◆ Exercise directions
In the material below, please retype the lines from the very first through the one with "const others = [87.3, 87.3, 85.8, 85, 0, 0];", exactly and without pictures.
## Start
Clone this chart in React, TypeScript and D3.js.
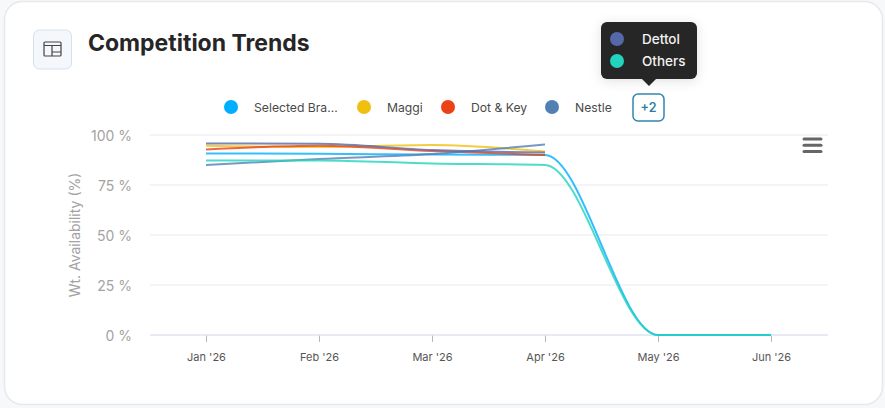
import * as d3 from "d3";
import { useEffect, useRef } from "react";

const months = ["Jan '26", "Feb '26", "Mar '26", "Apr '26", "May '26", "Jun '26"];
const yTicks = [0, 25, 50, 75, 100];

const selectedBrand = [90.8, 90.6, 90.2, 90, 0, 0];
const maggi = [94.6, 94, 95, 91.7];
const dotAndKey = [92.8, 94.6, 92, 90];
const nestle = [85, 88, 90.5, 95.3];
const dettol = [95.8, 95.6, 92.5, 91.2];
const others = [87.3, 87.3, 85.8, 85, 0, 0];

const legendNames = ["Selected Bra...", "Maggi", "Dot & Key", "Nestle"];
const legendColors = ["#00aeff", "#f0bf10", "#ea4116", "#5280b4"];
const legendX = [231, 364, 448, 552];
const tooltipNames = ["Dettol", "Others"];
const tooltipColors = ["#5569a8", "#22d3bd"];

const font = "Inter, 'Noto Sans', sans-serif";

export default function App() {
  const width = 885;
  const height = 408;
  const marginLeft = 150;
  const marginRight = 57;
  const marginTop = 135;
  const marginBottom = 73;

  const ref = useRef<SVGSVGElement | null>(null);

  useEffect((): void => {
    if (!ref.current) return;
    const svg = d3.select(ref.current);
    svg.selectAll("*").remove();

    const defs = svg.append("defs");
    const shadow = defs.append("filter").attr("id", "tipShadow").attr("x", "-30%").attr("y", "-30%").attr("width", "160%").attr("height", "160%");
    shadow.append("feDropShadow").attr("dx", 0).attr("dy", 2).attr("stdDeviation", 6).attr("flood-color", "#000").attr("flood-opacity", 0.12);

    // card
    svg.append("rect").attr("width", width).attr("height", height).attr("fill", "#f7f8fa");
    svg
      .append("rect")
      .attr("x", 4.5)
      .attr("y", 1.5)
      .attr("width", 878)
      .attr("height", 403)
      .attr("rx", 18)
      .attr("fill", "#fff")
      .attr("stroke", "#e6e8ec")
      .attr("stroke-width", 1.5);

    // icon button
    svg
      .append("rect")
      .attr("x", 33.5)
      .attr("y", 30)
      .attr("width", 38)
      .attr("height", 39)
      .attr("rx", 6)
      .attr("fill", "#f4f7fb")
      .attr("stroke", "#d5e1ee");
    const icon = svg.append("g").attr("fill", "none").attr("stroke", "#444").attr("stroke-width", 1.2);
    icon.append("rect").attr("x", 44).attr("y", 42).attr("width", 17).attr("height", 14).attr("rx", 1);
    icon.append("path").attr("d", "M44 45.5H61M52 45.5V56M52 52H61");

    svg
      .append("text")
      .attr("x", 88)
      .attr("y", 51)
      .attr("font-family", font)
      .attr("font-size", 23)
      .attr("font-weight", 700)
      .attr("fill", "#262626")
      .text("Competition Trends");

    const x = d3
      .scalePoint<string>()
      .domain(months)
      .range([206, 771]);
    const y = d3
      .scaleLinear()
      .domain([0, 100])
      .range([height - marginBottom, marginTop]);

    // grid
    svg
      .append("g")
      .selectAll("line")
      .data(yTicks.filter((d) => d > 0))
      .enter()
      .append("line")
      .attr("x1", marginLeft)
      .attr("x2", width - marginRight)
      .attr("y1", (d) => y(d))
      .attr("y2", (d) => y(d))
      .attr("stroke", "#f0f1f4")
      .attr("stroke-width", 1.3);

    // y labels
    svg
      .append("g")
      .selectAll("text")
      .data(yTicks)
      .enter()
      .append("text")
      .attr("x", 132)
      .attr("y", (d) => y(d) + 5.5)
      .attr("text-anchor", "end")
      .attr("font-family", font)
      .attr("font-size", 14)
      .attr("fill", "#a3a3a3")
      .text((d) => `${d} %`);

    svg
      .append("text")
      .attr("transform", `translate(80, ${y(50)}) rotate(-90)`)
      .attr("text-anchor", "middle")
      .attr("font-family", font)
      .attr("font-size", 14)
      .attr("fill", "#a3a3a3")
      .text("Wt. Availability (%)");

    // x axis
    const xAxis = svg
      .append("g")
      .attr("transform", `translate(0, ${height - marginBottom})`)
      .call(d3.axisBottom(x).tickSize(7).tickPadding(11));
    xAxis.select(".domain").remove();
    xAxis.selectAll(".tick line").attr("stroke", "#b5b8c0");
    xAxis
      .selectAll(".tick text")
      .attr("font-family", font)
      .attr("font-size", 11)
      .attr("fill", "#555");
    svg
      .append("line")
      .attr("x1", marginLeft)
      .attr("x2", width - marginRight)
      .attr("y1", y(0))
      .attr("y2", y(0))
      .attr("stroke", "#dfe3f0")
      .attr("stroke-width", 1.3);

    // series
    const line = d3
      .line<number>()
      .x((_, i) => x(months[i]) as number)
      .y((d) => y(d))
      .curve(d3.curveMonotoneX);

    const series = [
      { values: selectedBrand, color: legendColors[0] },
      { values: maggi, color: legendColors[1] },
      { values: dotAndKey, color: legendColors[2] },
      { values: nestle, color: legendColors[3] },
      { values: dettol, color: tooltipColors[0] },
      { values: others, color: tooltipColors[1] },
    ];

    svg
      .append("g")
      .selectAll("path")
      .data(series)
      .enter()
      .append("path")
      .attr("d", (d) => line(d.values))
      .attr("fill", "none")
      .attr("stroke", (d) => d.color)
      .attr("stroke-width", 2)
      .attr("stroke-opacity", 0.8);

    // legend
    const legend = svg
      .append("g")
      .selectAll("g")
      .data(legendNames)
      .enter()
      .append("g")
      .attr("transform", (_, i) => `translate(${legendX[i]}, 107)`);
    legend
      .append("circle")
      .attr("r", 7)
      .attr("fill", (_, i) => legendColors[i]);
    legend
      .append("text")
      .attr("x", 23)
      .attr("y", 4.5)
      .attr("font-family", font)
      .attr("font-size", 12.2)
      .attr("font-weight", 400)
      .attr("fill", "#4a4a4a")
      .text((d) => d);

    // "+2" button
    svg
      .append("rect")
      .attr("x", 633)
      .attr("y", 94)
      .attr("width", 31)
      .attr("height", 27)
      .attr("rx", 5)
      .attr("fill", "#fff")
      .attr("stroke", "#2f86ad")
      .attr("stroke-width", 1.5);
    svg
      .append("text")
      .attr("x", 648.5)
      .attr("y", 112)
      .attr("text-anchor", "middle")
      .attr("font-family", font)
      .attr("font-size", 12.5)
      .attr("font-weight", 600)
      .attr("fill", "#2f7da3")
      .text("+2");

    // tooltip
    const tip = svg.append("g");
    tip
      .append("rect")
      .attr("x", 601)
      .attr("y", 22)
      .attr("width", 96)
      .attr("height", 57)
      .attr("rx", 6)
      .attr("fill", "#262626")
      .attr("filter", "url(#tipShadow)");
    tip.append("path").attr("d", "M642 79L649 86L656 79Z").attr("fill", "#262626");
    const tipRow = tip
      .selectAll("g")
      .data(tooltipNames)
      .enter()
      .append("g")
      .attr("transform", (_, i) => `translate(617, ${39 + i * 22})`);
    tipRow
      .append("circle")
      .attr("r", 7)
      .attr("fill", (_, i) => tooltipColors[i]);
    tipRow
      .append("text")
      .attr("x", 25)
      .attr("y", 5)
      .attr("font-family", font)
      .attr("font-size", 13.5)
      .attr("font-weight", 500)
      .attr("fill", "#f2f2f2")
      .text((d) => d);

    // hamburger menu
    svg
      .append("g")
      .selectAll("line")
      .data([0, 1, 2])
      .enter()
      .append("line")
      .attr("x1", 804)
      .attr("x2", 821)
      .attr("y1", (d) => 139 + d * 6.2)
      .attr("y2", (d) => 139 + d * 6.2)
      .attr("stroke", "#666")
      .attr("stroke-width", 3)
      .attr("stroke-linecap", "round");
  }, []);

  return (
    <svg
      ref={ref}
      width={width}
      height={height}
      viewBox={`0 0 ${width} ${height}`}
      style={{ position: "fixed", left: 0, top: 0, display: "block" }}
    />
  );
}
## End
◆ Response to the task
Clone this chart in React, TypeScript and D3.js.
import * as d3 from "d3";
import { useEffect, useRef } from "react";

const months = ["Jan '26", "Feb '26", "Mar '26", "Apr '26", "May '26", "Jun '26"];
const yTicks = [0, 25, 50, 75, 100];

const selectedBrand = [90.8, 90.6, 90.2, 90, 0, 0];
const maggi = [94.6, 94, 95, 91.7];
const dotAndKey = [92.8, 94.6, 92, 90];
const nestle = [85, 88, 90.5, 95.3];
const dettol = [95.8, 95.6, 92.5, 91.2];
const others = [87.3, 87.3, 85.8, 85, 0, 0];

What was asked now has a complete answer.